I quadruple checked everything, first thing I found was that I missed the eDP hot plug signal, it got renamed in the whole moving process. This was quickly fixed with a bodge wire. At that point the Jetson tried to establish a connection with the display and did seem to communicate but always failed during the link training process which establishes certain ground rules with the display for how the connection will be handled. The equivalent to this in HDMI is the EDID readout with the addition here that there is also some negotiation about the amount of signal lanes to use and other timing related things.
I did not get any further with this unfortunately. I tried wrapping my FFC cable in copper foil to shield it. I used shorter DisplayPort cables. Nothing worked. I got contacted by a person from Nvidia that also already helped me before with design resources, so hopefully I will get some more insight there of what might be wrong. Again, the circuit did not change, its all the same.

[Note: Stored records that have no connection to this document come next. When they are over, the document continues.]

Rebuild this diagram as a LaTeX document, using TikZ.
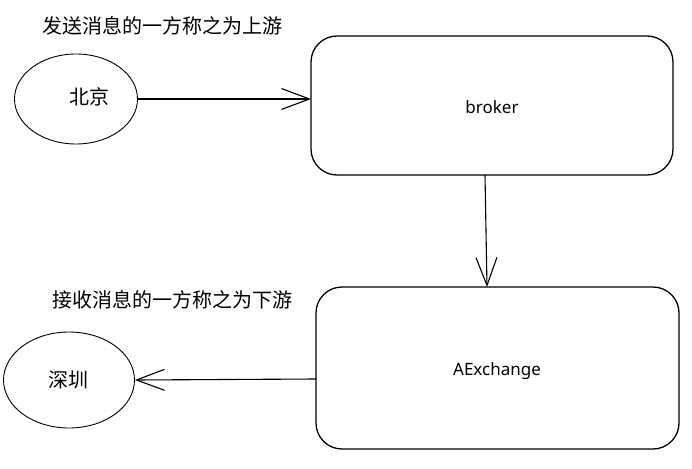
\documentclass[tikz,border=0pt]{standalone}
\usepackage{fontspec}
\setmainfont{Noto Sans}
\newfontfamily\cjk{Noto Sans CJK SC}
\usetikzlibrary{arrows.meta,shapes.geometric}
\begin{document}
\begin{tikzpicture}[x=1pt,y=-1pt,
  ellstyle/.style={draw, line width=0.9pt, ellipse, inner sep=0pt},
  cjktext/.style={font=\cjk\fontsize{20}{24}\selectfont},
  lbl/.style={font=\fontsize{17}{20}\selectfont},
  conn/.style={line width=1.1pt, -{Straight Barb[length=28pt,width=21pt,line width=1.1pt]}}
]
\useasboundingbox (0,0) rectangle (692,468);
\fill[white] (0,0) rectangle (692,468);

\node[ellstyle, minimum width=123pt, minimum height=90pt] (bj) at (76,99) {};
\node[cjktext] at (89,97) {北京};
\node[ellstyle, minimum width=131pt, minimum height=96pt] (sz) at (69,380) {};
\node[cjktext] at (68,380) {深圳};

\draw[line width=1.3pt, rounded corners=26pt] (311,36) rectangle (673,175);
\coordinate (brokerW) at (311,99);
\coordinate (brokerS) at (485,175);
\node[lbl] (broker) at (492,107) {broker};

\draw[line width=1.3pt, rounded corners=26pt] (316,287) rectangle (679,449);
\coordinate (exN) at (487,287);
\coordinate (exW) at (316,379);
\node[lbl] (ex) at (497,371) {AExchange};

\node[cjktext] (up) at (162,26) {发送消息的一方称之为上游};
\node[cjktext] (down) at (172,300) {接收消息的一方称之为下游};

\draw[conn] (bj.east) -- (brokerW);
\draw[conn] (brokerS) -- (exN);
\draw[conn] (exW) -- (sz.east);
\end{tikzpicture}
\end{document}
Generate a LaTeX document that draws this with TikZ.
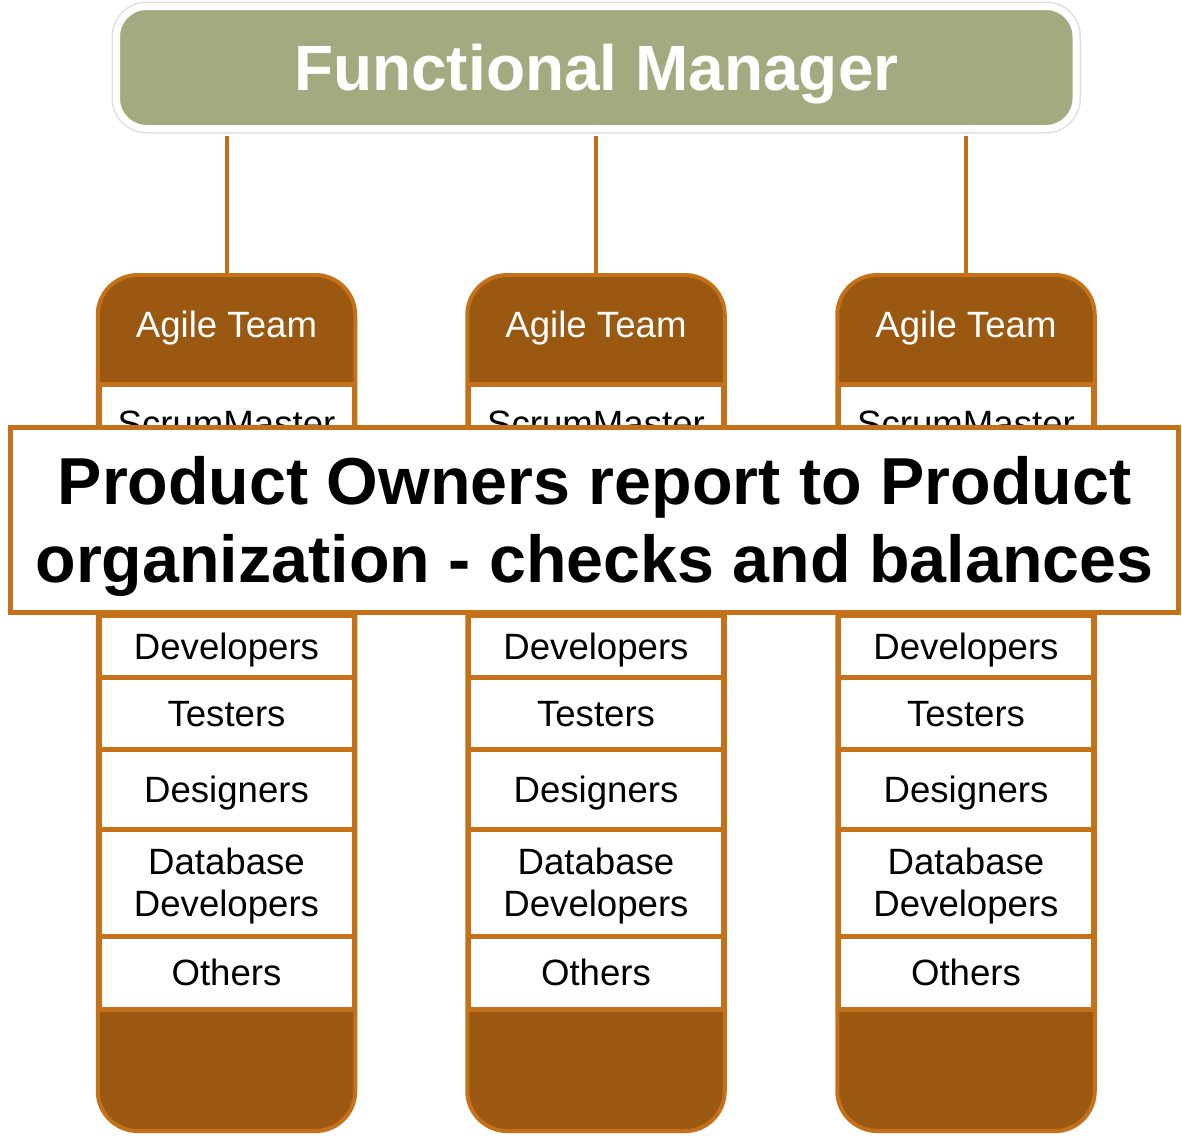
\documentclass[tikz,border=0pt]{standalone}
\usepackage{fontspec}
\setmainfont{Liberation Sans}
\usetikzlibrary{shadows}
\definecolor{fmgreen}{HTML}{A4AA80}
\definecolor{teambrown}{HTML}{9B5811}
\definecolor{teamorange}{HTML}{C4711A}
\definecolor{connorange}{HTML}{C06E19}
\begin{document}
\begin{tikzpicture}[x=0.5pt,y=-0.5pt,
  fmbox/.style={draw=white, line width=3.5pt, fill=fmgreen, rounded corners=15pt,
    preaction={draw=black!13, line width=5pt},
    minimum width=479.75pt, minimum height=61pt, inner sep=0pt, text=white,
    font=\bfseries\fontsize{32}{38}\selectfont, text height=22.9pt, text depth=0pt,
    drop shadow={opacity=0.2, shadow xshift=0.6pt, shadow yshift=-1.2pt}},
  teambox/.style={draw=teamorange, line width=2pt, fill=teambrown, rounded corners=20pt,
    minimum width=128.75pt, minimum height=428pt, inner sep=0pt,
    drop shadow={opacity=0.25, shadow xshift=0.6pt, shadow yshift=-1.2pt}},
  teamlabel/.style={text=white, font=\fontsize{18.3}{22}\selectfont, inner sep=0pt,
    text height=13.1pt, text depth=0pt},
  cell/.style={draw=teamorange, line width=2.5pt, fill=white, minimum width=127.5pt,
    inner sep=0pt, align=center, font=\fontsize{18.3}{21}\selectfont,
    text height=13.1pt, text depth=0pt},
  twoline/.style={text height=34.1pt, text depth=0pt},
  banner/.style={draw=teamorange, line width=2.5pt, fill=white, minimum width=584pt,
    minimum height=92.5pt, inner sep=0pt, align=center,
    font=\bfseries\fontsize{33.2}{39}\selectfont, text height=62.8pt, text depth=0pt,
    drop shadow={opacity=0.3, shadow xshift=1pt, shadow yshift=-1.2pt}},
  conn/.style={draw=connorange, line width=2pt}
]
\useasboundingbox (0,0) rectangle (1182,1140);

% functional manager
\node[fmbox] (fm) at (596.25,67.5) {Functional Manager};

% teams (columns)
\foreach \c/\x in {A/226.5, B/596, C/966} {
  \node[teambox] (team\c) at (\x,703) {};
}
% connectors
\foreach \c in {A,B,C} {
  \draw[conn] (team\c.north |- fm.south) ++(0,3.5) -- (team\c.north);
}

\foreach \c/\x in {A/226.5, B/596, C/966} {
  \node[teamlabel] (label\c) at (\x,324) {Agile Team};
  \node[cell, minimum height=38.5pt] (sm\c) at (\x,423) {ScrumMaster};
  \node[cell, minimum height=31pt] (dev\c) at (\x,646) {Developers};
  \node[cell, minimum height=36.25pt] (test\c) at (\x,713.25) {Testers};
  \node[cell, minimum height=39.75pt] (des\c) at (\x,789.25) {Designers};
  \node[cell, twoline, minimum height=53.5pt] (db\c) at (\x,882.5) {Database\\Developers};
  \node[cell, minimum height=36.75pt] (oth\c) at (\x,972.75) {Others};
}

% banner
\node[banner] (ban) at (594.5,520) {Product Owners report to Product\\organization - checks and balances};
\end{tikzpicture}
\end{document}
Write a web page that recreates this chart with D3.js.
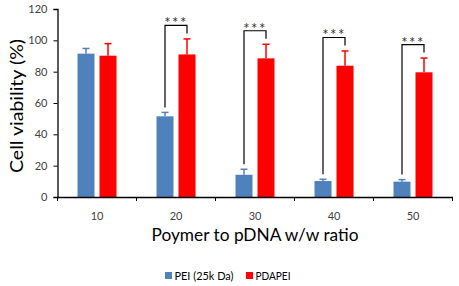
<!DOCTYPE html>
<html><head><meta charset="utf-8">
<script src="https://cdn.jsdelivr.net/npm/d3@7"></script>
<style>body{margin:0;background:#fff}svg{display:block}text{font-family:Lato,"Open Sans",sans-serif}</style>
</head><body><svg id="c" width="459" height="286"></svg>
<script>
const categories = ["10","20","30","40","50"];
const seriesNames = ["PEI (25k Da)","PDAPEI"];
const peiValues = [91.5, 51.5, 14.2, 10.2, 9.8];
const peiErrors = [3.3, 2.5, 3.5, 1.1, 1.3];
const pdapeiValues = [90.2, 91.0, 88.5, 83.8, 79.6];
const pdapeiErrors = [7.7, 9.9, 9.0, 9.4, 9.1];
const significance = ["", "***", "***", "***", "***"];
const yTicks = [0,20,40,60,80,100,120];
const colors = ["#4F81BD", "#FF0000"];

const svg = d3.select("#c");
const pLeft = 57.5, pRight = 452.5, pTop = 9, pBottom = 197;
const x = d3.scaleBand().domain(categories).range([pLeft, pRight]).padding(0);
const cw = x.bandwidth();
const xs = d3.scaleBand().domain(seriesNames).range([cw/2 - 19.5, cw/2 + 19.5]).paddingInner(5/22).paddingOuter(0);
const y = d3.scaleLinear().domain([0,120]).range([pBottom, pTop]);

const rows = categories.map((c,i)=>({c, vals:[
  {s:seriesNames[0], v:peiValues[i], e:peiErrors[i], col:colors[0]},
  {s:seriesNames[1], v:pdapeiValues[i], e:pdapeiErrors[i], col:colors[1]}], sig:significance[i]}));

// bars
const g = svg.append("g");
rows.forEach(r=>{
  r.vals.forEach(d=>{
    const bx = x(r.c) + xs(d.s);
    g.append("rect").attr("x", bx).attr("y", y(d.v)).attr("width", xs.bandwidth()).attr("height", y(0)-y(d.v)).attr("fill", d.col);
    const cx = bx + xs.bandwidth()/2;
    g.append("line").attr("x1",cx).attr("x2",cx).attr("y1",y(d.v)).attr("y2",y(d.v+d.e)).attr("stroke",d.col).attr("stroke-width",1.5);
    g.append("line").attr("x1",cx-3.5).attr("x2",cx+3.5).attr("y1",y(d.v+d.e)).attr("y2",y(d.v+d.e)).attr("stroke",d.col).attr("stroke-width",1.5);
  });
  if (r.sig) {
    const a = r.vals[0], b = r.vals[1];
    const ax = x(r.c) + xs(a.s) + xs.bandwidth()/2;
    const bx = x(r.c) + xs(b.s) + xs.bandwidth()/2;
    const topY = y(b.v+b.e) - 13.5;
    const path = d3.path();
    path.moveTo(ax, y(a.v+a.e) - 5);
    path.lineTo(ax, topY);
    path.lineTo(bx, topY);
    path.lineTo(bx, topY + 8);
    g.append("path").attr("d", path.toString()).attr("fill","none").attr("stroke","#000").attr("stroke-width",1.2);
    g.append("text").attr("x",(ax+bx)/2).attr("y",topY+3).attr("text-anchor","middle").attr("font-size",15).attr("fill","#333").attr("letter-spacing",1.5).text(r.sig);
  }
});

// y axis
const ya = svg.append("g").attr("transform",`translate(${pLeft},0)`)
  .call(d3.axisLeft(y).tickValues(yTicks).tickSize(4).tickPadding(6));
ya.select(".domain").attr("stroke","#000").attr("stroke-width",1.3);
ya.selectAll(".tick line").attr("stroke","#000");
ya.selectAll("text").attr("font-size",11).attr("fill","#404040").style("font-family","Lato,sans-serif");

// x axis
const xa = svg.append("g").attr("transform",`translate(0,${pBottom})`)
  .call(d3.axisBottom(x).tickSize(0).tickPadding(15));
xa.select(".domain").attr("stroke","#000").attr("stroke-width",1.3);
xa.selectAll("text").attr("font-size",11).attr("fill","#404040").style("font-family","Lato,sans-serif");
const bounds = categories.map(c=>x(c)).concat([pRight]);
xa.selectAll(".bnd").data(bounds).enter().append("line").attr("class","bnd")
  .attr("x1",d=>d).attr("x2",d=>d).attr("y1",0).attr("y2",4).attr("stroke","#000");

// titles
svg.append("text").attr("x",(pLeft+pRight)/2).attr("y",241).attr("text-anchor","middle").attr("font-size",18)
  .attr("textLength",207).attr("lengthAdjust","spacingAndGlyphs").attr("fill","#000").text("Poymer to pDNA w/w ratio");
svg.append("text").attr("transform",`translate(23,${(pTop+pBottom)/2+3}) rotate(-90)`).attr("text-anchor","middle").attr("font-size",18)
  .attr("textLength",134).attr("lengthAdjust","spacingAndGlyphs").attr("fill","#000").text("Cell viability (%)");

// legend
const lg = svg.append("g");
const lx = [165, 246];
const lw = [59, 35];
seriesNames.forEach((s,i)=>{
  lg.append("rect").attr("x",lx[i]).attr("y",272).attr("width",7).attr("height",7).attr("fill",colors[i]);
  lg.append("text").attr("x",lx[i]+9.5).attr("y",279.5).attr("font-size",12)
    .attr("textLength",lw[i]).attr("lengthAdjust","spacingAndGlyphs").attr("fill","#000").text(s);
});
</script></body></html>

HDMI was a similar situation, EDID read fails but fortunately the Jetson goes into a default resolution for the HDMI for some reason if it can't read the EDID and this gave me a picture! So that at least hints that its not an impedance issue introduced with the FFC cables.
Why does the EDID read fail? I do not know, I checked the circuitry surrounding the I2C signal level translation but could not find any issues introduced with the move.
It is interesting though that both fail at a similar stage, the EDID readout / link training.
I tried the actual eDP PCB which connects to the eDP panel instead of a DisplayPort display. Unfortunately no difference, here I get even a stranger behaviour, the Jetson does not boot at all. When I unplug it and reset it is booting fine again. Hot-pluging it 'works' it atleast doesn't crash the system and yields similar edid / link training error messages as with the eDP to DP PCB.
While I'm waiting for feedback from Nvidia I started mocking up the mechanical design ideas. Specifically the central mounting plate. More on that in the next update.